A neurotransmission gene may determine an earlier AD diagnostic and treatment methods.
Beacon Transcript – A neurotransmission gene may determine an earlier Alzheimer’s Disease diagnostic and treatment methods and maybe even possibly halt its progression.
The new study was carried out by a team of Tel Aviv University Sackler School of Medicine and was published in the Translational Psychiatry journal.
The researchers turned their attention towards and discovered a gene coding which could contribute to the detection of Alzheimer’s disease or AD. The protein gene coding could potentially turn of the neurotransmission signaling of AD.
RGS2 or Regulator of Protein Signaling 2 is a neurotransmission gene which has been linked, through this study, for the first time with AD.

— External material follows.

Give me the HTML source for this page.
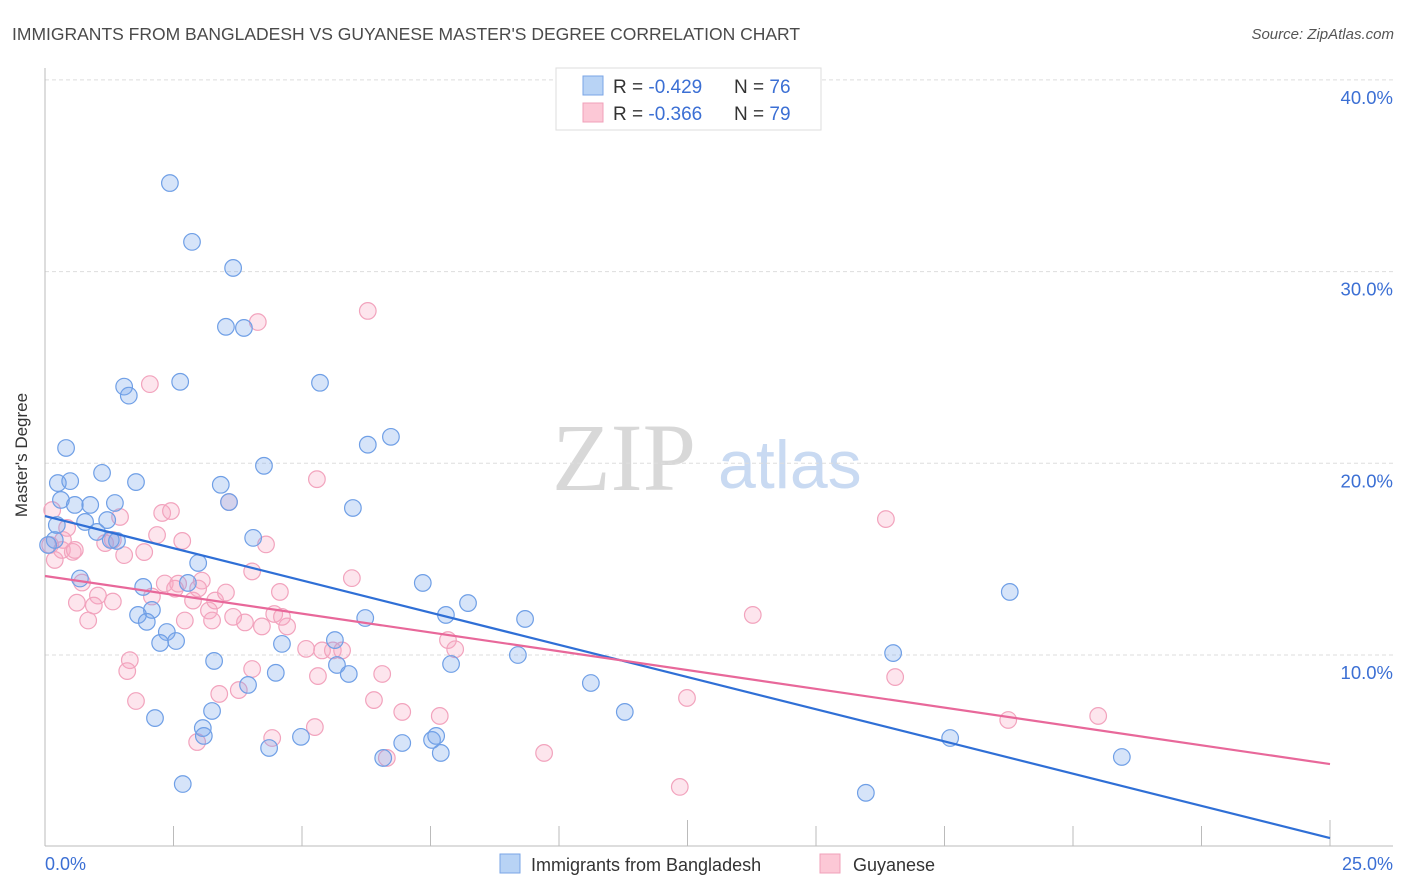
<!DOCTYPE html>
<html><head><meta charset="utf-8"><style>
body{margin:0;background:#fff;font-family:"Liberation Sans",sans-serif}
svg{display:block}
</style></head><body>
<svg id="chart" width="1406" height="892">
<text x="12" y="40" font-size="17.5" fill="#4a4a4a">IMMIGRANTS FROM BANGLADESH VS GUYANESE MASTER'S DEGREE CORRELATION CHART</text>
<text x="1394" y="39" font-size="15" fill="#555" font-style="italic" text-anchor="end">Source: ZipAtlas.com</text>
<g>
<text x="552" y="490" font-size="96" fill="#d8d8d8" font-family="Liberation Serif,serif">ZIP</text>
<text x="718" y="488" font-size="68" fill="#c9daf2">atlas</text>
</g>
<g id="grid"></g>
<line x1="45" y1="68" x2="45" y2="846" stroke="#bbb"/>
<line x1="45" y1="846" x2="1393" y2="846" stroke="#bbb"/>
<text x="27" y="455" font-size="17" fill="#333" text-anchor="middle" transform="rotate(-90 27 455)">Master's Degree</text>
<text x="45" y="870" font-size="18" fill="#3b6fd4">0.0%</text>
<text x="1393" y="870" font-size="18" fill="#3b6fd4" text-anchor="end">25.0%</text>
<g id="marks"></g>
<g>
<rect x="556" y="68" width="265" height="62" fill="#fff" stroke="#ddd"/>
<rect x="583" y="76" width="20" height="19" fill="#b8d3f5" stroke="#7aa5e6"/>
<rect x="583" y="103" width="20" height="19" fill="#fcc8d6" stroke="#f0a0ba"/>
<text x="613" y="93" font-size="19" fill="#333">R = <tspan fill="#3b6fd4">-0.429</tspan><tspan x="734">N = </tspan><tspan fill="#3b6fd4">76</tspan></text>
<text x="613" y="120" font-size="19" fill="#333">R = <tspan fill="#3b6fd4">-0.366</tspan><tspan x="734">N = </tspan><tspan fill="#3b6fd4">79</tspan></text>
</g>
<g>
<rect x="500" y="854" width="20" height="19" fill="#b8d3f5" stroke="#7aa5e6"/>
<text x="531" y="871" font-size="18" fill="#333">Immigrants from Bangladesh</text>
<rect x="820" y="854" width="20" height="19" fill="#fcc8d6" stroke="#f0a0ba"/>
<text x="853" y="871" font-size="18" fill="#333">Guyanese</text>
</g>
</svg>
<script>
const yTicks=[10,20,30,40];
const yTickLabels=["10.0%","20.0%","30.0%","40.0%"];
const xTicks=[0,2.5,5,7.5,10,12.5,15,17.5,20,22.5,25];
const blueX=[0.23,0.19,0.25,0.49,0.41,0.31,0.58,0.88,1.11,0.78,1.21,1.36,1.40,1.01,1.77,0.68,1.54,1.63,2.43,2.86,3.66,3.52,3.87,2.63,5.35,6.73,6.28,4.26,3.42,3.58,5.99,4.05,2.98,1.91,2.78,2.08,1.81,1.98,2.37,2.24,2.55,3.29,3.95,4.49,4.61,5.64,5.68,5.91,6.23,7.35,7.80,8.23,9.34,9.20,7.90,10.62,11.28,3.25,2.14,3.07,3.09,4.36,4.98,6.95,6.58,7.53,7.61,7.70,2.68,15.97,16.50,18.77,17.61,20.95,1.28,0.06];
const blueY=[16.78,16.0,18.97,19.07,20.8,18.09,17.83,17.83,19.5,16.94,17.04,17.93,15.95,16.42,19.02,13.99,24.0,23.53,34.62,31.55,30.19,27.12,27.06,24.25,24.2,21.38,20.97,19.87,18.88,17.98,17.67,16.11,14.8,13.55,13.76,12.35,12.09,11.73,11.2,10.63,10.73,9.69,8.44,9.07,10.58,10.78,9.48,9.01,11.93,13.76,12.09,12.71,11.88,10.0,9.53,8.54,7.03,7.08,6.71,6.19,5.78,5.15,5.73,5.41,4.63,5.57,5.78,4.89,3.27,2.81,10.1,13.29,5.67,4.68,16.0,15.74];
const pinkX=[0.14,0.10,0.19,0.43,0.33,0.54,0.35,0.58,1.17,1.32,1.46,1.54,1.93,2.18,2.28,2.45,2.67,3.58,0.72,0.62,0.84,1.03,0.95,1.32,1.65,1.60,1.77,2.33,2.08,2.53,2.59,2.72,2.88,3.05,2.98,3.19,3.25,3.31,3.52,3.89,4.03,4.30,4.22,4.57,4.46,4.71,5.08,5.29,5.39,5.60,5.78,5.97,5.31,4.03,3.77,3.39,2.96,4.42,5.25,6.40,6.56,6.95,7.68,7.84,7.98,6.65,9.71,12.35,12.49,13.77,16.36,16.54,18.74,20.49,6.28,4.14,2.04,4.61,3.66];
const pinkY=[17.56,15.74,14.96,16.63,15.48,15.38,16.0,15.48,15.84,16.0,17.2,15.21,15.37,16.26,17.41,17.51,15.95,17.98,13.78,12.73,11.8,13.1,12.58,12.79,9.73,9.16,7.6,13.73,13.05,13.46,13.72,11.8,12.84,13.88,13.47,12.32,11.8,12.84,13.26,11.7,14.36,15.77,11.49,13.29,12.14,11.49,10.32,19.17,10.24,10.24,10.24,14.01,8.9,9.27,8.17,7.97,5.46,5.67,6.24,7.65,9.01,7.03,6.82,10.78,10.3,4.63,4.89,3.12,7.76,12.09,17.09,8.85,6.61,6.82,27.95,27.37,24.13,11.99,11.99];
const blueTrend=[17.25,0.45];
const pinkTrend=[14.12,4.31];
const NS="http://www.w3.org/2000/svg";
const xs=v=>45+v*51.4;
const ys=v=>846.7-v*19.17;
const grid=document.getElementById('grid');
const marks=document.getElementById('marks');
function mk(tag,attrs,parent){const e=document.createElementNS(NS,tag);for(const k in attrs)e.setAttribute(k,attrs[k]);parent.appendChild(e);return e;}
yTicks.forEach((t,i)=>{
 const l=mk('line',{x1:45,x2:1393,y1:ys(t),y2:ys(t),stroke:'#ddd','stroke-dasharray':'4,3'},grid);
 
 
 const tx=mk('text',{x:1393,y:ys(t)+24,'font-size':18.5,fill:'#3b6fd4','text-anchor':'end'},grid);
 tx.textContent=yTickLabels[i];
 
 
});
xTicks.forEach((t,i)=>{
 const big=(i===5||i===10);
 const l=mk('line',{x1:xs(t),x2:xs(t),y1:big?820:826,y2:846,stroke:'#bbb'},grid);
 
 
});
function pts(X,Y,fill,stroke,name){
 X.forEach((x,i)=>{
  const c=mk('circle',{cx:xs(x),cy:ys(Y[i]),r:8.3,fill:fill,stroke:stroke,'stroke-width':1.2},marks);
  
  
 });
}
pts(pinkX,pinkY,'rgba(248,170,195,0.3)','#f2a3bd','guyanese-point');
pts(blueX,blueY,'rgba(120,165,235,0.3)','#6f9fe6','bangladesh-point');
const bl=mk('line',{x1:xs(0),y1:ys(blueTrend[0]),x2:xs(25),y2:ys(blueTrend[1]),stroke:'#2f6fd6','stroke-width':2.2},marks);


const pl=mk('line',{x1:xs(0),y1:ys(pinkTrend[0]),x2:xs(25),y2:ys(pinkTrend[1]),stroke:'#e8689a','stroke-width':2.2},marks);


</script>
</body></html>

The research reports show that a lower expression of this respective neurotransmission gene may increase an AD patient’s sensitivity to amyloid and its toxic effect.
Dr. David Gurwitz is one of the study’s lead authors and a Tel Aviv Sackler School of Medicine member of the Department of Human Molecular Genetics and Biochemistry.
Dr. Gurwitz went to explain the factors which led the research in this before unexplored direction. Previous Alzheimer’s Disease studies have, until now, established two pathological hallmarks which are specific to the neurodegenerative disease.
The two are the misfolded deposits of amyloid peptide plaques and also neurofibrillary tangles made of phosphorylated tau protein which were located in diseased brains.
But further studies have shown that the amyloid peptides could also be found in healthy older brains. As they were trying to determine the said peptide’s exact role in the AD pathology, the researchers started analyzing previous gene expression databases.
Thus, they found a common suspect in all AD cases, the RGS2 neurotransmission gene.
Further studies of the neurotransmission gene led to the conclusion that reduced RGS2 expression levels are signs of the early phases of the disease.
Their new proposal states that whether or not amyloid plaques are AD’s main culprits, the neuroprotective mechanism they activate lead to changes in the RGS2.
The researchers also advanced their neurotransmission gene theory and pointed out a new factor which might influence the disease.
According to them, the gene’s reduced expression levels increase neuron susceptibility to the possibly damaging effects of the amyloid peptides.
The team found that even in mild cognitive impairment cases, or the earliest phase of AD, RGS2 was already showing reduced expression levels.
Dr. Gurwitz pointed out the team’s belief that the reduced neurotransmission gene levels may well be a protective mechanism.
They consider that by lowering the transmission levels, the brain is trying to protect itself from the ongoing neurodegeneration characteristic of the disease.
Still, the protection measure presents benefits, but also increase the dangers. As the brain functions with fewer neurons, amyloid peptides neurotoxicity also increases. As such, misfolded amyloid plaques start to accumulate and increase in numbers.
The lead author stated that their study’s find will have to be further tested by other researchers, but that they may also introduce new detection and treatment methods.
Such a new treatment would try to diminish the negative effects of the reduced expression levels of the RGS2.